EXERCISE TASK - Pictures stay out. Extract the lines below from the first one through the line with "(pBs) -- (pB);", both included.

▬▬▬▬▬▬

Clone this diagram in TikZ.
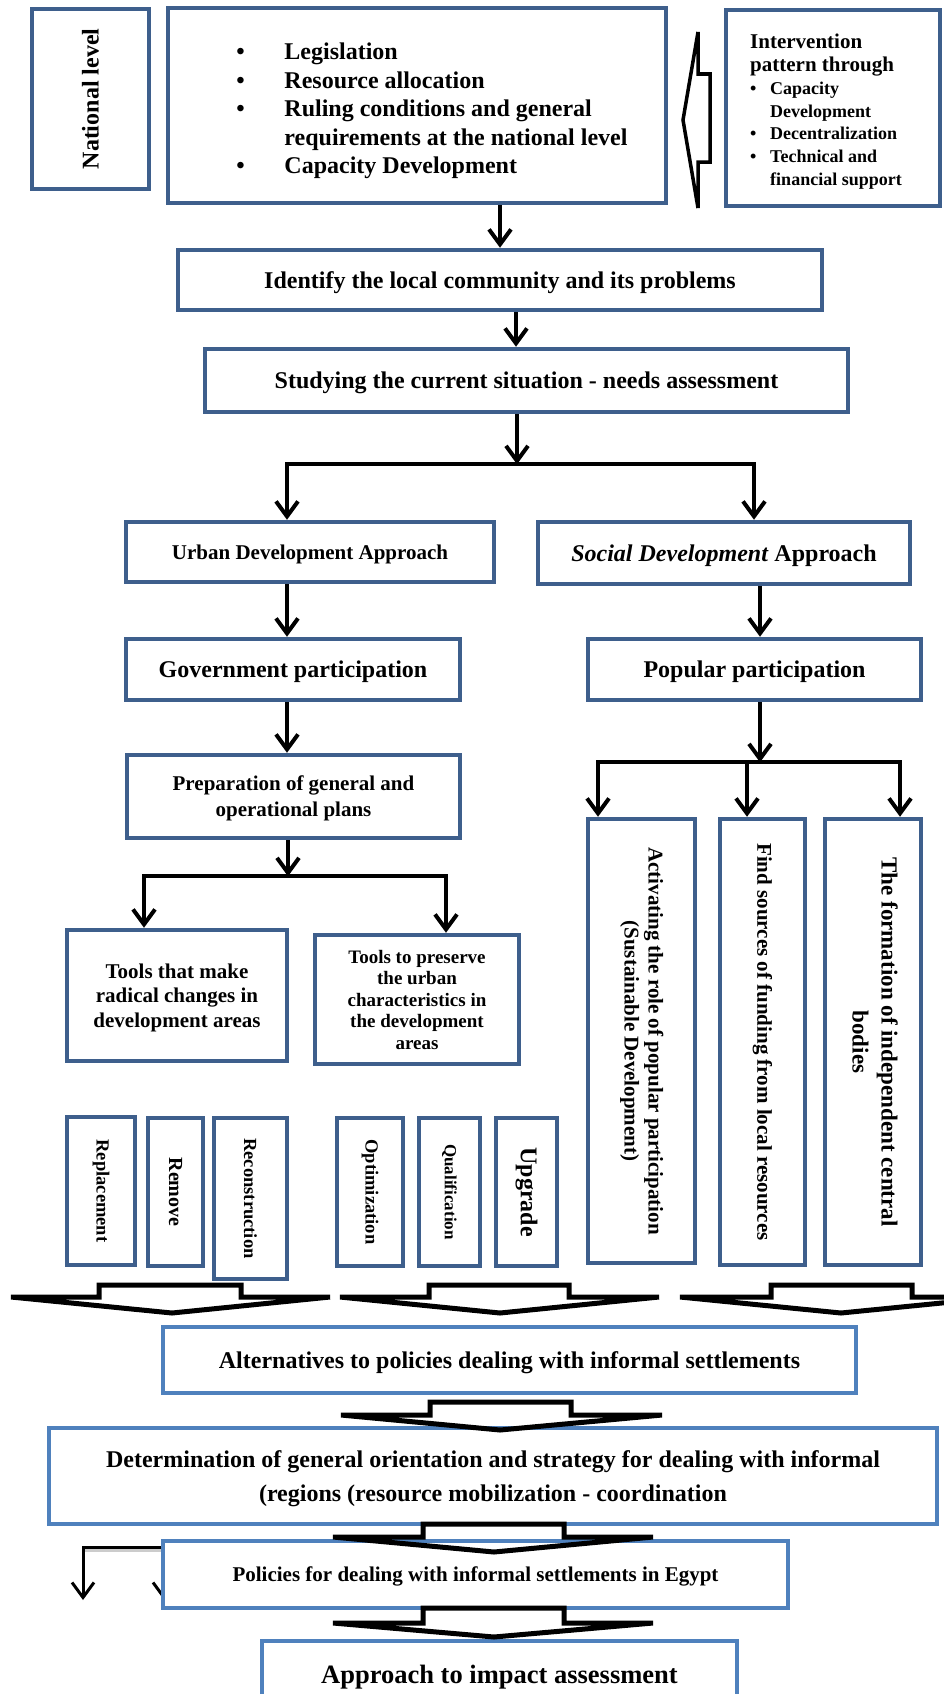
\documentclass[tikz,border=0pt]{standalone}
\usepackage{fontspec}
\setmainfont{Liberation Serif}
\usetikzlibrary{arrows.meta,calc}
\definecolor{bdark}{RGB}{62,95,140}
\definecolor{blight}{RGB}{79,129,189}
\newcommand{\myfs}[2]{\fontsize{#1}{#2}\selectfont}
\newcommand{\lowerby}[2]{\raisebox{0pt}[\dimexpr\height+#1\relax][\dimexpr\depth-#1\relax]{#2}}
\tikzset{
 box/.style={draw=bdark, line width=4.5pt, fill=white, inner sep=0pt, align=center, font=\bfseries},
 lbox/.style={box, draw=blight, line width=4pt},
 tb/.style={text depth=0pt},
 fsz/.style 2 args={font=\bfseries\fontsize{#1}{#2}\selectfont},
 arr/.style={line width=4pt, -{Straight Barb[length=15pt,width=22pt]}},
 harrow/.style={draw=black, line width=5pt, line join=miter},
}
\begin{document}
\begin{tikzpicture}[x=1pt,y=-1pt]
\useasboundingbox (0,0) rectangle (944,1694);
\clip (0,0) rectangle (944,1694);

% hidden arrow behind the policies box
\coordinate (pBs) at (164,1547);
\coordinate (pB) at (164,1600);
\draw[arr, line width=3pt] (pBs) -- (pB);

% ---------- top row ----------
\node[box, fsz={24}{28}, minimum width=117pt, minimum height=180pt] (nat) at (90.5,99)
  {\rotatebox{90}{National level}};
\node[box, fsz={24}{28.5}, minimum width=498pt, minimum height=195pt] (top) at (417,105.5)
  {\hspace*{30pt}\lowerby{5.5pt}{\begin{tabular}{@{}p{48pt}@{}l@{}}
  \textbullet & Legislation\\
  \textbullet & Resource allocation\\
  \textbullet & Ruling conditions and general\\
   & requirements at the national level\\
  \textbullet & Capacity Development
  \end{tabular}}};
\node[box, fsz={18}{22.8}, minimum width=214pt, minimum height=196pt] (interv) at (833,108)
  {\lowerby{4.5pt}{\begin{tabular}{@{}p{20pt}@{}l@{}}
   \multicolumn{2}{@{}l@{}}{\myfs{21}{22.8}Intervention}\\
   \multicolumn{2}{@{}l@{}}{\myfs{21}{22.8}pattern through}\\
   \textbullet & Capacity\\
    & Development\\
   \textbullet & Decentralization\\
   \textbullet & Technical and\\
    & financial support
   \end{tabular}}\hspace*{14pt}};

% ---------- main chain ----------
\node[box, tb, fsz={24}{28}, minimum width=644pt, minimum height=60pt] (ident) at (500,280)
  {Identify the local community and its problems};
\node[box, tb, fsz={24}{28}, minimum width=643pt, minimum height=63pt] (study) at (526.5,380.5)
  {Studying the current situation - needs assessment};

\node[box, tb, fsz={21}{25}, minimum width=368pt, minimum height=60pt] (urban) at (310,552)
  {Urban Development Approach};
\node[box, tb, fsz={24}{28}, minimum width=372pt, minimum height=62pt] (social) at (724,553)
  {\textit{Social Development} Approach};
\node[box, tb, fsz={24}{28}, minimum width=334pt, minimum height=61pt] (gov) at (293,669.5)
  {Government participation};
\node[box, tb, fsz={24}{28}, minimum width=333pt, minimum height=61pt] (popular) at (754.5,669.5)
  {Popular participation};
\node[box, tb, fsz={21}{26}, minimum width=333pt, minimum height=83pt] (prep) at (293.5,796.5)
  {Preparation of general and\\operational plans};

\node[box, tb, fsz={21}{24.5}, minimum width=220pt, minimum height=131pt] (radical) at (177,995.5)
  {Tools that make\\radical changes in\\development areas};
\node[box, fsz={19}{21.5}, minimum width=204pt, minimum height=129pt] (preserve) at (417,999.5)
  {Tools to preserve\\the urban\\characteristics in\\the development\\areas};

\node[box, fsz={21}{24}, minimum width=107pt, minimum height=444pt] (activ) at (641.5,1041)
  {\rotatebox{-90}{\begin{tabular}{@{}c@{}}Activating the role of popular participation\\(Sustainable Development)\end{tabular}}};
\node[box, fsz={21}{24}, minimum width=85pt, minimum height=446pt] (find) at (762.5,1042)
  {\rotatebox{-90}{Find sources of funding from local resources}};
\node[box, fsz={23}{29}, minimum width=96pt, minimum height=446pt] (form) at (873,1042)
  {\rotatebox{-90}{\begin{tabular}{@{}c@{}}The formation of independent central\\bodies\end{tabular}}};

\node[box, fsz={18.5}{20}, minimum width=68pt, minimum height=148pt] (repl) at (101,1191)
  {\rotatebox{-90}{Replacement}};
\node[box, fsz={20}{22}, minimum width=55pt, minimum height=148pt] (remove) at (175.5,1192)
  {\rotatebox{-90}{Remove}};
\node[box, fsz={18.5}{20}, minimum width=73pt, minimum height=161pt] (recon) at (250.5,1198.5)
  {\rotatebox{-90}{Reconstruction}};
\node[box, fsz={18.5}{20}, minimum width=66pt, minimum height=148pt] (optim) at (370,1192)
  {\rotatebox{-90}{Optimization}};
\node[box, fsz={17}{20}, minimum width=61pt, minimum height=148pt] (qual) at (449.5,1192)
  {\rotatebox{-90}{Qualification}};
\node[box, fsz={24}{26}, minimum width=61pt, minimum height=148pt] (upgr) at (526.5,1192)
  {\rotatebox{-90}{Upgrade}};

\node[lbox, tb, fsz={24}{28}, minimum width=693pt, minimum height=66pt] (alt) at (509.5,1360)
  {Alternatives to policies dealing with informal settlements};
\node[lbox, tb, fsz={24}{34}, minimum width=888pt, minimum height=96pt] (determ) at (493,1476)
  {Determination of general orientation and strategy for dealing with informal\\(regions (resource mobilization - coordination};
\node[lbox, tb, fsz={21}{25}, minimum width=625pt, minimum height=67pt] (policies) at (475.5,1574.5)
  {Policies for dealing with informal settlements in Egypt};
\node[lbox, tb, fsz={26.5}{30}, minimum width=475pt, minimum height=66pt] (approach) at (499.5,1674)
  {Approach to impact assessment};

% ---------- connectors ----------
\draw[arr] (top.south -| ident.north) -- (ident.north);
\coordinate (a2) at ([xshift=16pt]ident.south);
\draw[arr] (a2) -- (a2 |- study.north);

\coordinate (s1) at ([xshift=-9.5pt]study.south);
\coordinate (b1) at ([yshift=-50pt]s1);
\coordinate (uN) at ([xshift=-23pt]urban.north);
\coordinate (sN) at ([xshift=30pt]social.north);
\draw[arr] (s1) -- (b1);
\draw[arr] (b1) -| (uN);
\draw[arr] (b1) -| (sN);

\coordinate (u1) at ([xshift=-23pt]urban.south);
\draw[arr] (u1) -- (u1 |- gov.north);
\coordinate (s2) at ([xshift=36pt]social.south);
\draw[arr] (s2) -- (s2 |- popular.north);
\coordinate (g1) at ([xshift=-6pt]gov.south);
\draw[arr] (g1) -- (g1 |- prep.north);

\coordinate (p1) at ([xshift=-5.5pt]prep.south);
\coordinate (b2) at ([yshift=-36pt]p1);
\coordinate (rN) at ([xshift=-33pt]radical.north);
\coordinate (pN) at ([xshift=29pt]preserve.north);
\draw[arr] (p1) -- (b2);
\draw[arr] (b2) -| (rN);
\draw[arr] (b2) -| (pN);

\coordinate (q1) at ([xshift=5.5pt]popular.south);
\coordinate (b3) at ([yshift=-60pt]q1);
\coordinate (aN) at ([xshift=-43.5pt]activ.north);
\coordinate (fN) at ([xshift=-15.5pt]find.north);
\coordinate (oN) at ([xshift=27pt]form.north);
\draw[arr] (q1) -- (b3);
\draw[arr] (b3) -| (aN);
\draw[arr] (b3) -| (oN);
\draw[arr] (b3 -| fN) -- (fN);

\coordinate (pA) at (83,1600);
\draw[gray!40, line width=3pt] ([yshift=-11pt]policies.north west) -- ++(-76,0);
\draw[arr, line width=3pt] ([yshift=-8pt]policies.north west) -| (pA);

% ---------- block arrows ----------
\draw[harrow, line width=3.5pt] (710,74) -- (698,74) -- (698,32) -- (683,120) -- (698,208) -- (698,162) -- (710,162) -- cycle;

\draw[harrow] (99,1285) -- (241,1285) -- (241,1297) -- (330,1297) -- (172,1313) -- (11,1297) -- (99,1297) -- cycle;
\draw[harrow] (429,1285) -- (569,1285) -- (569,1297) -- (659,1297) -- (500,1313) -- (340,1297) -- (429,1297) -- cycle;
\draw[harrow] (771,1285) -- (912,1285) -- (912,1297) -- (1002,1297) -- (841,1313) -- (680,1297) -- (771,1297) -- cycle;
\draw[harrow] (430,1402) -- (571,1402) -- (571,1415) -- (662,1415) -- (500,1430) -- (341,1415) -- (430,1415) -- cycle;
\draw[harrow] (423,1524) -- (564,1524) -- (564,1537) -- (653,1537) -- (494,1552) -- (333,1537) -- (423,1537) -- cycle;
\draw[harrow] (423,1608) -- (564,1608) -- (564,1623) -- (653,1623) -- (494,1637) -- (333,1623) -- (423,1623) -- cycle;
\end{tikzpicture}
\end{document}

▬▬▬▬▬▬

SOLUTION TO THE EXERCISE -
Clone this diagram in TikZ.
\documentclass[tikz,border=0pt]{standalone}
\usepackage{fontspec}
\setmainfont{Liberation Serif}
\usetikzlibrary{arrows.meta,calc}
\definecolor{bdark}{RGB}{62,95,140}
\definecolor{blight}{RGB}{79,129,189}
\newcommand{\myfs}[2]{\fontsize{#1}{#2}\selectfont}
\newcommand{\lowerby}[2]{\raisebox{0pt}[\dimexpr\height+#1\relax][\dimexpr\depth-#1\relax]{#2}}
\tikzset{
 box/.style={draw=bdark, line width=4.5pt, fill=white, inner sep=0pt, align=center, font=\bfseries},
 lbox/.style={box, draw=blight, line width=4pt},
 tb/.style={text depth=0pt},
 fsz/.style 2 args={font=\bfseries\fontsize{#1}{#2}\selectfont},
 arr/.style={line width=4pt, -{Straight Barb[length=15pt,width=22pt]}},
 harrow/.style={draw=black, line width=5pt, line join=miter},
}
\begin{document}
\begin{tikzpicture}[x=1pt,y=-1pt]
\useasboundingbox (0,0) rectangle (944,1694);
\clip (0,0) rectangle (944,1694);

% hidden arrow behind the policies box
\coordinate (pBs) at (164,1547);
\coordinate (pB) at (164,1600);
\draw[arr, line width=3pt] (pBs) -- (pB);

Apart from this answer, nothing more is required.